Ignorant as I am, I didn’t look into any of the release-critical bugs that still keep Lenny from release, and ran into such a problem with perl. I had no clue why my package manager ground to a halt, and then made things worse by accepting its obviously bad attempts at restoring order – it suggested the removal of a few hundred packages…  and I accepted the suggestion.

Short break for you to stop laughing.

So only then did I go and look for information, and came across this bug report, which probably summarises the problem I had run into. I also found these notes, which could have saved me had I not further borked the upgrade after it got stuck.

What these issues highlight, I think, is what an amazing system we have for package management; despite the tens of thousands of packages in the repositories, which presumably will have highly non-trivial interactions amongst them, problems like this hardly ever occur and in fact it seems they only do occur when mistakes are made in packaging. I cannot imagine how someone has ever managed architecting this system.

In the end I gave up and restored the backup I made just before dist-upgrading. Better prepared this time, I helped the package manager a bit with planning the upgrade: I started by issuing a “dpkg -i perl_5.10.0-13_i386.deb perl-base_5.10.0-13_i386.deb perl-modules_5.10.0-13_all.deb” (from the archives dir, see below) – which didn’t succeed of course, but it did change the order of upgrades sufficiently that this time everything went smoothly. The next two steps were a normal upgrade, then a dist-upgrade (in the new aptitude version these are called safe-upgrade and full-upgrade).
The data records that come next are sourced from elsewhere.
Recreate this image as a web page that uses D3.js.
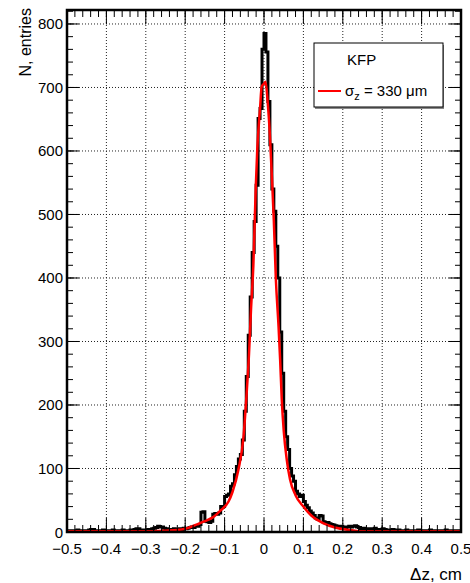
<!DOCTYPE html>
<html>
<head>
<meta charset="utf-8">
<script src="https://cdn.jsdelivr.net/npm/d3@7"></script>
<style>
  body { margin: 0; background: #fff; }
  text { font-family: "Liberation Sans", Arial, Helvetica, sans-serif; }
</style>
</head>
<body>
<div id="chart"></div>
<script>
// histogram: 200 bins of 0.005 cm from -0.5 to 0.5
const histRange = [-0.5, 0.5];
const counts = [
  2,1,2,2,1,3,2,1,2,2,
  1,3,4,4,2,1,2,2,3,1,
  2,2,1,3,2,2,1,2,3,2,
  2,1,3,2,4,5,5,3,2,3,
  2,4,3,5,6,7,9,8,8,6,
  5,4,4,3,5,4,3,5,4,6,
  5,6,7,8,7,9,9,12,31,32,
  17,16,15,17,28,29,28,30,40,40,
  56,58,60,72,76,90,103,115,122,145,
  190,245,310,370,440,489,546,651,667,760,
  785,756,678,610,540,505,450,400,315,250,
  190,150,130,100,88,80,64,60,56,58,
  48,42,38,33,30,26,22,20,26,25,
  16,14,15,13,12,11,10,9,8,9,
  8,7,8,9,8,9,10,8,7,5,
  6,5,4,5,5,4,6,4,4,3,
  5,4,3,3,2,4,3,2,3,2,
  1,2,3,2,1,2,2,1,3,2,
  2,1,2,2,3,1,2,2,1,2,
  2,1,3,2,1,2,2,1,2,1
];

// fit curve
const fitX = [-0.5, -0.3, -0.25, -0.22, -0.2, -0.17, -0.15, -0.13, -0.11, -0.09, -0.08,
  -0.065, -0.052, -0.044, -0.038, -0.033, -0.027, -0.021, -0.017, -0.01, -0.006, 0, 0.004,
  0.009, 0.014, 0.02, 0.025, 0.03, 0.037, 0.041, 0.045, 0.05, 0.058, 0.066, 0.08, 0.1,
  0.12, 0.15, 0.18, 0.22, 0.25, 0.5];
const fitY = [1, 1, 2, 3, 5, 12, 17, 23, 34, 48, 63,
  98, 150, 219, 281, 350, 420, 541, 604, 667, 701, 706, 709,
  680, 636, 560, 490, 400, 323, 271, 210, 160, 113, 83, 58, 40,
  26, 14, 7, 3, 1, 1];

const xTicks = [-0.5, -0.4, -0.3, -0.2, -0.1, 0, 0.1, 0.2, 0.3, 0.4, 0.5];
const xTickLabels = ["\u22120.5", "\u22120.4", "\u22120.3", "\u22120.2", "\u22120.1", "0", "0.1", "0.2", "0.3", "0.4", "0.5"];
const yTicks = [0, 100, 200, 300, 400, 500, 600, 700, 800];
const yTickLabels = ["0", "100", "200", "300", "400", "500", "600", "700", "800"];

const W = 470, H = 583;
const pL = 67, pR = 461, pT = 10, pB = 532;

const x = d3.scaleLinear().domain(histRange).range([pL, pR]);
const y = d3.scaleLinear().domain([0, 822]).range([pB, pT]);

const svg = d3.select("#chart").append("svg")
  .attr("width", W).attr("height", H)
  .style("background-color", "white");

svg.append("clipPath").attr("id", "plot")
  .append("rect").attr("x", pL).attr("y", pT)
  .attr("width", pR - pL).attr("height", pB - pT);

// grid
svg.append("g").selectAll("line")
  .data(xTicks.slice(1, -1)).enter().append("line")
  .attr("x1", d => x(d)).attr("x2", d => x(d))
  .attr("y1", pT).attr("y2", pB)
  .style("stroke", "#222").style("stroke-width", 1)
  .style("stroke-dasharray", "1,2");
svg.append("g").selectAll("line")
  .data(yTicks.slice(1)).enter().append("line")
  .attr("x1", pL).attr("x2", pR)
  .attr("y1", d => y(d)).attr("y2", d => y(d))
  .style("stroke", "#222").style("stroke-width", 1)
  .style("stroke-dasharray", "1,2");

// histogram outline
const bw = (histRange[1] - histRange[0]) / counts.length;
const steps = counts.map((c, i) => [histRange[0] + i * bw, c]);
steps.push([histRange[1], counts[counts.length - 1]]);
svg.append("path")
  .attr("clip-path", "url(#plot)")
  .attr("d", d3.line().x(d => x(d[0])).y(d => y(d[1])).curve(d3.curveStepAfter)(steps))
  .style("fill", "none").style("stroke", "#000").style("stroke-width", 3);

// fit
svg.append("path")
  .attr("clip-path", "url(#plot)")
  .attr("d", d3.line().x((d, i) => x(fitX[i])).y(d => y(d)).curve(d3.curveMonotoneX)(fitY))
  .style("fill", "none").style("stroke", "rgb(255,0,0)").style("stroke-width", 2.5);

// ticks on all four sides
const xMinor = d3.range(-0.5, 0.5001, 0.02);
const yMinor = d3.range(0, 821, 20);
const tickG = svg.append("g").style("stroke", "#000").style("stroke-width", 1);
function vTicks(vals, y0, len) {
  tickG.append("g").selectAll("line").data(vals).enter().append("line")
    .attr("x1", d => x(d)).attr("x2", d => x(d))
    .attr("y1", y0).attr("y2", y0 + len);
}
function hTicks(vals, x0, len) {
  tickG.append("g").selectAll("line").data(vals).enter().append("line")
    .attr("y1", d => y(d)).attr("y2", d => y(d))
    .attr("x1", x0).attr("x2", x0 + len);
}
vTicks(xMinor, pB, -7);
vTicks(xTicks, pB, -14);
vTicks(xMinor, pT, 7);
vTicks(xTicks, pT, 14);
hTicks(yMinor, pL, 6);
hTicks(yTicks, pL, 12);
hTicks(yMinor, pR, -6);
hTicks(yTicks, pR, -12);

// frame
svg.append("rect")
  .attr("x", pL).attr("y", pT)
  .attr("width", pR - pL).attr("height", pB - pT)
  .style("fill", "none").style("stroke", "#000").style("stroke-width", 2.5);

// tick labels
svg.append("g").selectAll("text")
  .data(xTicks).enter().append("text")
  .attr("x", d => x(d)).attr("y", 554)
  .attr("text-anchor", "middle")
  .style("font-size", "15px")
  .text((d, i) => xTickLabels[i]);
svg.append("g").selectAll("text")
  .data(yTicks).enter().append("text")
  .attr("x", pL - 4).attr("y", d => y(d) + 5.5)
  .attr("text-anchor", "end")
  .style("font-size", "15px")
  .text((d, i) => yTickLabels[i]);

// axis titles
svg.append("text")
  .attr("x", pR + 1).attr("y", 580)
  .attr("text-anchor", "end")
  .style("font-size", "17px")
  .text("\u0394z, cm");
svg.append("text")
  .attr("transform", "translate(31,8) rotate(-90)")
  .attr("text-anchor", "end")
  .style("font-size", "16px")
  .text("N, entries");

// legend
const lg = svg.append("g");
lg.append("rect").attr("x", 315).attr("y", 45).attr("width", 129).attr("height", 64)
  .style("fill", "#888");
lg.append("rect").attr("x", 314).attr("y", 43).attr("width", 129).attr("height", 64)
  .style("fill", "white").style("stroke", "#000").style("stroke-width", 1);
lg.append("text").attr("x", 347).attr("y", 65)
  .style("font-size", "15px").text("KFP");
lg.append("line").attr("x1", 318).attr("x2", 341).attr("y1", 91).attr("y2", 91)
  .style("stroke", "rgb(255,0,0)").style("stroke-width", 2);
const lt = lg.append("text").attr("x", 345).attr("y", 96).style("font-size", "15px");
lt.append("tspan").text("\u03c3");
lt.append("tspan").attr("dy", 4).style("font-size", "11px").text("z");
lt.append("tspan").attr("dy", -4).text(" = 330 \u03bcm");
</script>
</body>
</html>
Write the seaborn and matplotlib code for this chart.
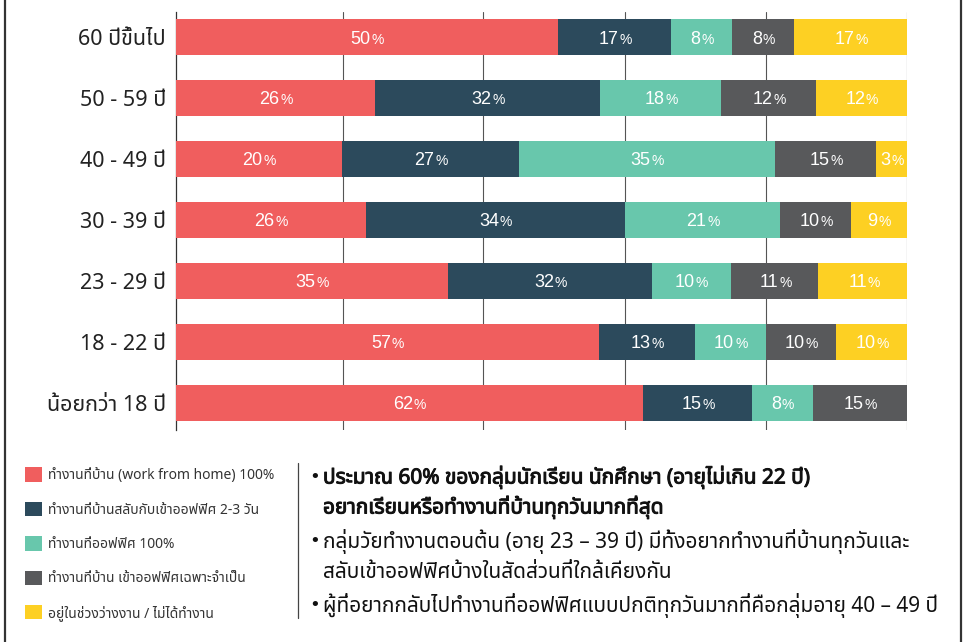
import matplotlib
matplotlib.use("Agg")
import matplotlib.pyplot as plt
import matplotlib.patheffects as pe
import pandas as pd
import seaborn as sns
from matplotlib import font_manager
from matplotlib.ft2font import FT2Font
from matplotlib.lines import Line2D
from matplotlib.patches import Patch

# --- data ---------------------------------------------------------------
age_groups = ['60 ปีขึ้นไป', '50 - 59 ปี', '40 - 49 ปี', '30 - 39 ปี',
              '23 - 29 ปี', '18 - 22 ปี', 'น้อยกว่า 18 ปี']
categories = ['ทำงานที่บ้าน (work from home) 100%',
              'ทำงานที่บ้านสลับกับเข้าออฟฟิศ 2-3 วัน',
              'ทำงานที่ออฟฟิศ 100%',
              'ทำงานที่บ้าน เข้าออฟฟิศเฉพาะจำเป็น',
              'อยู่ในช่วงว่างงาน / ไม่ได้ทำงาน']
colors = ['#F05E5E', '#2C4A5C', '#68C7AC', '#58595B', '#FDD023']

# segment lengths as drawn (share of each row, %)
wfh_full = [52.3, 27.3, 22.8, 26.0, 37.3, 57.9, 63.9]
hybrid = [15.4, 30.7, 24.1, 35.4, 27.8, 13.1, 14.9]
office_full = [8.4, 16.6, 35.0, 21.3, 10.8, 9.7, 8.3]
office_needed = [8.5, 12.9, 13.9, 9.6, 12.0, 9.6, 12.9]
not_working = [15.4, 12.5, 4.2, 7.7, 12.2, 9.7, 0.0]

# numbers printed on the segments
wfh_labels = [50, 26, 20, 26, 35, 57, 62]
hybrid_labels = [17, 32, 27, 34, 32, 13, 15]
office_labels = [8, 18, 35, 21, 10, 10, 8]
needed_labels = [8, 12, 15, 10, 11, 10, 15]
idle_labels = [17, 12, 3, 9, 11, 10, None]

grid_marks = [22.9, 42.1, 61.5, 80.7, 100]

notes = [
    ('ประมาณ 60% ของกลุ่มนักเรียน นักศึกษา (อายุไม่เกิน 22 ปี)', True, True),
    ('อยากเรียนหรือทำงานที่บ้านทุกวันมากที่สุด', True, False),
    ('กลุ่มวัยทำงานตอนต้น (อายุ 23 – 39 ปี) มีทั้งอยากทำงานที่บ้านทุกวันและ', False, True),
    ('สลับเข้าออฟฟิศบ้างในสัดส่วนที่ใกล้เคียงกัน', False, False),
    ('ผู้ที่อยากกลับไปทำงานที่ออฟฟิศแบบปกติทุกวันมากที่คือกลุ่มอายุ 40 – 49 ปี', False, True),
]


def thai_family():
    preferred = ['Noto Sans Thai', 'Noto Sans Thai UI', 'Noto Sans Thai Looped',
                 'Sarabun', 'Loma', 'Garuda', 'Waree', 'Umpush', 'Kinnari',
                 'Norasi', 'Tlwg Typo', 'Laksaman']
    names = {f.name for f in font_manager.fontManager.ttflist}
    for p in preferred:
        if p in names:
            return p
    for f in font_manager.fontManager.ttflist:
        try:
            cmap = FT2Font(f.fname).get_charmap()
        except Exception:
            continue
        if 0x0E01 in cmap and 0x0E35 in cmap:
            return f.name
    return None


sns.set_theme(style="white")
thai = thai_family()
families = ([thai] if thai else []) + ['Liberation Sans', 'DejaVu Sans']
plt.rcParams['font.family'] = families

df = pd.DataFrame({'age': age_groups, 'c0': wfh_full, 'c1': hybrid, 'c2': office_full,
                   'c3': office_needed, 'c4': not_working})
cols = ['c0', 'c1', 'c2', 'c3', 'c4']
cum = df[cols].cumsum(axis=1)
cum['age'] = age_groups

fig = plt.figure(figsize=(9.65, 6.42), dpi=100)
ax = fig.add_axes([175.5 / 965, 1 - 430 / 642, (907 - 175.5) / 965, (430 - 12) / 642])

# stacked bars: draw running totals from the back to the front
for col, color in reversed(list(zip(cols, colors))):
    sns.barplot(data=cum, x=col, y='age', color=color, saturation=1, width=0.59,
                orient='h', errorbar=None, ax=ax, zorder=3, linewidth=0, edgecolor='none')

label_sets = [wfh_labels, hybrid_labels, office_labels, needed_labels, idle_labels]
num_fs, pct_fs = 13, 10
for j, col in enumerate(cols):
    for i in range(len(age_groups)):
        n = label_sets[j][i]
        if n is None:
            continue
        w = df[col][i]
        start = cum[col][i] - w
        center = start + w / 2
        num = str(n)
        num_w = len(num) * 0.556 * num_fs
        pct_w = 0.89 * pct_fs
        split = (num_w - pct_w) / 2
        ax.annotate(num, xy=(center, i), xytext=(split, -4.7), textcoords='offset points',
                    ha='right', va='baseline', fontsize=num_fs, color='white', zorder=5,
                    family=['Liberation Sans'])
        ax.annotate('%', xy=(center, i), xytext=(split + 0.6, -4.7), textcoords='offset points',
                    ha='left', va='baseline', fontsize=pct_fs, color='white', zorder=5,
                    family=['Liberation Sans'])

ax.set_xlim(0, 100)
ax.set_ylim(6.45, -0.41)
ax.set_xticks(grid_marks)
ax.set_xticklabels([])
ax.tick_params(axis='x', length=0)
ax.tick_params(axis='y', length=0, pad=7, labelsize=15.5, labelcolor='#222222')
ax.grid(axis='x', color='#555555', linewidth=0.8)
ax.set_axisbelow(True)
ax.set_xlabel('')
ax.set_ylabel('')
for side in ['top', 'right', 'bottom']:
    ax.spines[side].set_visible(False)
ax.spines['left'].set_color('#333333')
ax.spines['left'].set_linewidth(0.9)

# legend
handles = [Patch(facecolor=c, edgecolor='none') for c in colors]
fig.legend(handles, categories, loc='upper left', bbox_to_anchor=(25 / 965, 1 - 467.5 / 642),
           frameon=False, fontsize=10, borderpad=0, borderaxespad=0,
           handlelength=1.22, handleheight=1.22, handletextpad=0.45,
           labelspacing=1.33, labelcolor='#333333')

# notes on the right
ys = [477, 507, 541, 572, 605]
bold_fx = [pe.withStroke(linewidth=0.7, foreground='#111111')]
for (text, bold, bullet), y in zip(notes, ys):
    fy = 1 - y / 642
    if bullet:
        fig.text(309 / 965, fy, '•', fontsize=13, va='center', ha='left', color='#111111',
                 family=['DejaVu Sans'])
    t = fig.text(323 / 965, fy, text, fontsize=15, va='center', ha='left', color='#111111')
    if bold:
        t.set_path_effects(bold_fx)

fig.add_artist(Line2D([298 / 965, 298 / 965], [1 - 463 / 642, 1 - 618 / 642],
                      transform=fig.transFigure, color='#444444', linewidth=0.9))
for x in [5, 961]:
    fig.add_artist(Line2D([x / 965, x / 965], [0, 1], transform=fig.transFigure,
                          color='#333333', linewidth=1.6))

fig.savefig('out.png', dpi=100)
So, my advice then: don’t do as I did, and read up a bit on the task before diving in, and of course run a backup first. In addition, I was happy I had fetched the upgrade-packages in a separate step (if you use aptitude, you can use the “-d” switch for this) – this way at least I didn’t have to load the network again to re-fetch a couple of hundred MBs after restoring the backup. In my case, I had made the packages part of the backup, but there are more efficient ways I suppose. The packages are cached in /var/cache/apt/archives. Have fun!